When she came to the creek water she stepped into it 1-3 steps. and started drinking. I laid my reins down so she could easly drink but remember everyone behind me. So, I nudged her to step forward into the creek so those behind could drink also. The next thing I saw was that slow motion camera stuff. I was going down into the water. My mare also went in.. When I came up I was TOTALLY drenched, and my mares head and shoulder were wet. 

Apparently, She got her feet hung in that black waffle stuff that they sometimes put into creek crossings to keep it from washing. Hubby said when she stopped and was drinking her feet slid forward in the mud, when I nudged her forward she tried to walk forward with her front feet and they got hung up in the mesh/waffle stuff. 

My hair, all my clothes were soaking wet along with water sloshing in my boots. I took off my polartech jacket that was dripping and rode back to the trailer in my camisole/cuddle duds, long sleeve t-shirt, jeans and sloshing boots.

It was such a beautiful day, the sun was shinning, but it was a very cool day, not cold but very cool and the wind was starting to get stronger. I was very upset that I was messing up such a wonderful ride, but very thankful that me and my mare were perfectly fine... She looked at me like "gee mom, what are you doing down there and why am I so wet?"

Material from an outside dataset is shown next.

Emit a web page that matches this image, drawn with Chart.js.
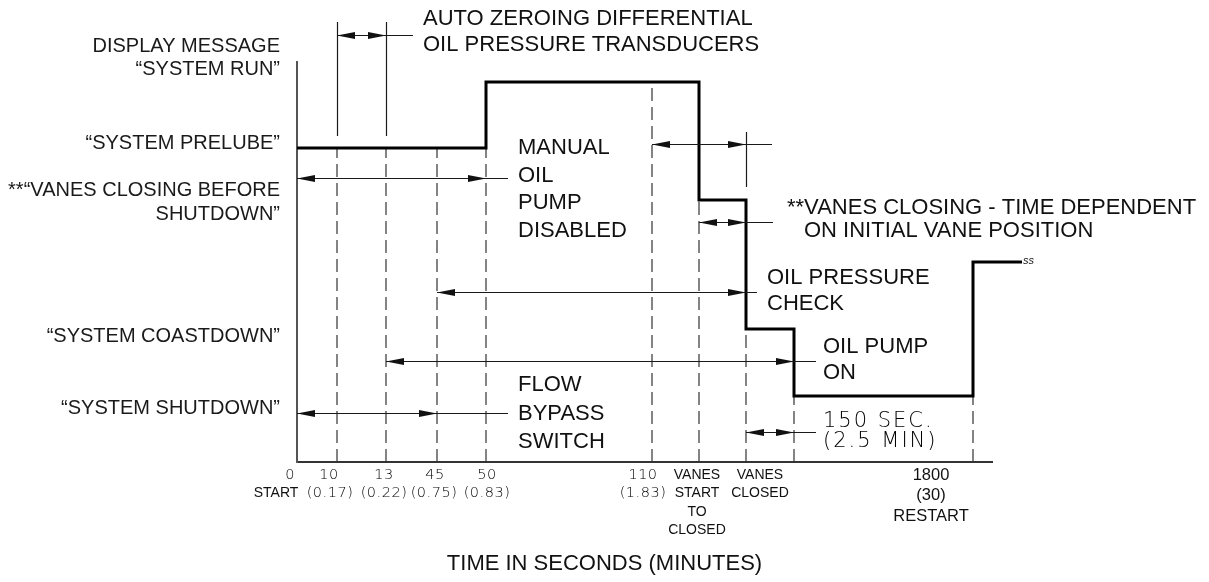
<!DOCTYPE html>
<html><head><meta charset="utf-8">
<script src="https://cdn.jsdelivr.net/npm/chart.js@4.4.1/dist/chart.umd.min.js"></script>
<style>html,body{margin:0;padding:0;background:#fff;overflow:hidden}canvas{display:block}</style>
</head><body><canvas id="c" width="1209" height="582"></canvas>
<script>
// ---- DATA ----
// events on the schematic (non-proportional) time axis
const eventNames = ['0', '10', '13', '45', '50', '110', 'VANES START TO CLOSED', 'VANES CLOSED', 'OIL PUMP OFF', '1800'];
const eventPos   = [0, 40, 89, 140, 189, 355, 402, 449, 497, 676];
const tickLabels = [['0','START'],['10','(0.17)'],['13','(0.22)'],['45','(0.75)'],['50','(0.83)'],['110','(1.83)'],
                    ['VANES','START','TO','CLOSED'],['VANES','CLOSED'],[],['1800','(30)','RESTART']];
// display-message step trace: change positions and the level after each change
const stepX = [0, 189, 402, 449, 497, 676, 725];
const stepY = [78.5, 95, 65.5, 33.25, 16.5, 50, 50];
// y-axis message labels
const yLabels = [['DISPLAY MESSAGE','“SYSTEM RUN”'],['“SYSTEM PRELUBE”'],['**“VANES CLOSING BEFORE','SHUTDOWN”'],['“SYSTEM COASTDOWN”'],['“SYSTEM SHUTDOWN”']];
const yLabelValues = [101, 79.75, 64.875, 31.5, 13.5];
const axisTitle = 'TIME IN SECONDS (MINUTES)';

// ---- ANNOTATIONS (geometry in scale units) ----
const dims = [
  {y:106.75, a:1, b:2, end:116},
  {y:79.5,  a:5, b:7, end:475},
  {y:60,    a:6, b:7, end:476},
  {y:71,    a:0, b:4, end:211},
  {y:42.5,  a:3, b:7, end:460},
  {y:25.25, a:2, b:8, end:519},
  {y:12.25, a:0, b:3, end:211},
  {y:7.5,   a:7, b:8, end:519}
];
const extLines = [{e:1, y1:81.5, y2:110}, {e:2, y1:81.5, y2:110}, {e:7, y1:68.75, y2:82.5}];
const notes = [
  {x:126, y:110.75, gap:26,   lines:['AUTO ZEROING DIFFERENTIAL','OIL PRESSURE TRANSDUCERS']},
  {x:221, y:78.5,   gap:27.7, lines:['MANUAL','OIL','PUMP','DISABLED']},
  {x:490, y:63.5,   gap:0,    lines:['**VANES CLOSING - TIME DEPENDENT']},
  {x:507, y:57.75,  gap:0,    lines:['ON INITIAL VANE POSITION']},
  {x:470, y:46,     gap:26,   lines:['OIL PRESSURE','CHECK']},
  {x:526, y:28.75,  gap:26,   lines:['OIL PUMP','ON']},
  {x:221, y:19.25,  gap:28.5, lines:['FLOW','BYPASS','SWITCH']},
  {x:526, y:10,     gap:20,   lines:['150 SEC.','(2.5 MIN)'], cad:true}
];
const tickOffsets = [[-7,-21], [-8,-7], [-2,-2], [-2,-3], [1,1], [-9,-9], [-2,-2,-2,-2], [14,14], [], [-42,-42,-42]];
const tickGap     = [18.5, 18.5, 18.5, 18.5, 18.5, 18.5, 18.5, 18.5, 0, 20.5];

const ARIAL = "'Liberation Sans', Arial, sans-serif";
const CAD = "'DejaVu Sans', sans-serif";

// dashed verticals: from axis up to the lower of the two levels at each event
function levelAt(p, side){
  let v = stepY[0];
  for (let i=0;i<stepX.length;i++){ if (side==='before' ? stepX[i] < p : stepX[i] <= p) v = stepY[i]; }
  return v;
}
const dashedSets = eventPos.slice(1).map(p => ({
  data:[{x:p,y:0},{x:p,y:Math.min(levelAt(p,'before'),levelAt(p,'after'))}],
  borderColor:'#333', borderWidth:1.2, borderDash:[13,6], pointRadius:0, fill:false, order:2
}));

const annot = {
  id:'annot',
  afterDatasetsDraw(chart){
    const {ctx, scales:{x, y}} = chart;
    const X = v => x.getPixelForValue(v), Y = v => y.getPixelForValue(v);
    ctx.save();
    ctx.strokeStyle = '#1a1a1a'; ctx.fillStyle = '#111'; ctx.lineWidth = 1.2;
    extLines.forEach(l => {
      const px = Math.round(X(eventPos[l.e])) + 0.5;
      ctx.beginPath(); ctx.moveTo(px, Y(l.y1)); ctx.lineTo(px, Y(l.y2)); ctx.stroke();
    });
    const head = (tx, yy, dir) => {
      ctx.beginPath(); ctx.moveTo(tx, yy); ctx.lineTo(tx - dir*18, yy - 3.6); ctx.lineTo(tx - dir*18, yy + 3.6); ctx.closePath(); ctx.fill();
    };
    dims.forEach(d => {
      const yy = Math.round(Y(d.y)) + 0.5, xa = X(eventPos[d.a]), xb = X(eventPos[d.b]);
      ctx.beginPath(); ctx.moveTo(xa, yy); ctx.lineTo(X(d.end), yy); ctx.stroke();
      head(xa, yy, -1); head(xb, yy, 1);
    });
    // notes
    ctx.textBaseline = 'middle'; ctx.textAlign = 'left';
    notes.forEach(n => {
      if (n.cad) { ctx.font = "200 21px " + CAD; ctx.letterSpacing = '2px'; ctx.fillStyle = '#000'; }
      else { ctx.font = "22px " + ARIAL; ctx.letterSpacing = '0px'; ctx.fillStyle = '#111'; }
      n.lines.forEach((t, i) => ctx.fillText(t, X(n.x), Y(n.y) + i*n.gap));
    });
    ctx.letterSpacing = '0px'; ctx.fillStyle = '#111';
    // break symbol at end of restart trace
    const last = stepX.length - 1;
    ctx.font = "italic 11px " + ARIAL;
    ctx.fillText('ss', X(stepX[last]) + 1, Y(stepY[last]) - 1);
    // x tick labels
    ctx.textAlign = 'center'; ctx.textBaseline = 'middle';
    const base = chart.chartArea.bottom + 13;
    tickLabels.forEach((lines, i) => {
      lines.forEach((t, j) => {
        const cx = X(eventPos[i]) + tickOffsets[i][j];
        if (i < 6 && !/[A-Z]/.test(t)) { ctx.font = "200 14.5px " + CAD; ctx.letterSpacing = '0.5px'; ctx.fillStyle = '#000'; }
        else if (i === 9) { ctx.font = "16.5px " + ARIAL; ctx.letterSpacing = '0px'; ctx.fillStyle = '#111'; }
        else { ctx.font = "14px " + ARIAL; ctx.letterSpacing = '0px'; ctx.fillStyle = '#111'; }
        ctx.fillText(t, cx, base + j*tickGap[i]);
      });
    });
    ctx.letterSpacing = '0px'; ctx.fillStyle = '#111';
    // axis title
    ctx.font = "22px " + ARIAL;
    ctx.fillText(axisTitle, chart.width/2, 564);
    ctx.restore();
  }
};

new Chart(document.getElementById('c'), {
  type:'line',
  data:{ datasets:[
    { label:'Display message', data: stepX.map((v,i)=>({x:v, y:stepY[i]})), stepped:true,
      borderColor:'#000', borderWidth:3, pointRadius:0, fill:false, clip:false, order:1 },
    ...dashedSets
  ]},
  options:{
    responsive:false, animation:false, devicePixelRatio:1,
    layout:{ padding:{ left:0, top:62, right:217, bottom:120 } },
    plugins:{ legend:{display:false}, tooltip:{enabled:false} },
    scales:{
      x:{ type:'linear', min:0, max:695,
          grid:{display:false, drawTicks:false}, ticks:{display:false},
          border:{display:true, color:'#333', width:2},
          afterFit(s){ s.height = 0; } },
      y:{ type:'linear', min:0, max:100,
          grid:{display:false, drawTicks:false},
          border:{display:true, color:'#555', width:2},
          afterBuildTicks(s){ s.ticks = yLabelValues.map(v=>({value:v})); },
          ticks:{ autoSkip:false, padding:17, color:'#1a1a1a',
                  font:{family:"'Liberation Sans', Arial, sans-serif", size:20, lineHeight:1.18},
                  callback:(v, i) => yLabels[i] },
          afterFit(s){ s.width = 297; } }
    }
  },
  plugins:[annot]
});
</script></body></html>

Moral of this story.. .I am going to load just a few extra clothes in the trailer for an emergency. I had a coat to put on at the truck, and towels to sit on and wipe off with. Needless to say when I got home 2 hours later the dry clothes felt wonderful.. but then I found that my mare had actually hit me with her foot on my leg/foot/ankle. I had a gash on my shin bone and my foot was sore and bruised from her apparently stepping on it. It was not bad.. I even wore heels to church the next day without limping. 

Oh the JOYS of riding!!

Rhonda


----------



## Moveurasets (Dec 31, 2011)

Well I am glad you are both not to badly injured, And ya extra clothes and a towel may come in handy lol.


----------



## tinyliny (Oct 31, 2009)

That "black stuff" (which I am not sure what it is) sounds like a real hazard to trail riders. It could have been much, much worse.


----------



## RhondaLynn (Jan 26, 2010)

I have ridden over it before and have never had a problem. I think where the problem came from was when she slid some and I think her hoof got caught. BUT, yes it very well COULD have been a bad problem. So the lesson learned is be aware of it and watch where your horse puts their feet!

Rhonda


----------



## iridehorses (Oct 22, 2007)

Glad you are OK! Where we ride in north west SC, there is a lot of that netting. I always wondered how dangerous it was if a horse got a shoe or hoof caught.


----------



## tinyliny (Oct 31, 2009)

What is this netting for? is it only at crossings?


----------



## iridehorses (Oct 22, 2007)

It's there to stabilize the ground. I've seen it at water crossings and places where there is a good deal of run-off from rain. It's real heavy stuff and over the years, I've never seen it torn but I can't imagine that it lasts forever.


----------



## QOS (Dec 8, 2008)

ughhh! That is the pits. Glad you weren't hurt to badly. I have never seen it in creeks around here but I can see where it could catch your horses hooves with really bad results. Glad y'all are both ok and I think the extra set of clothes is not a bad idea!


----------



## Skyseternalangel (Jul 23, 2011)

At least it wasn't a muddy marsh mess! Streams = moving water, which is a great thing!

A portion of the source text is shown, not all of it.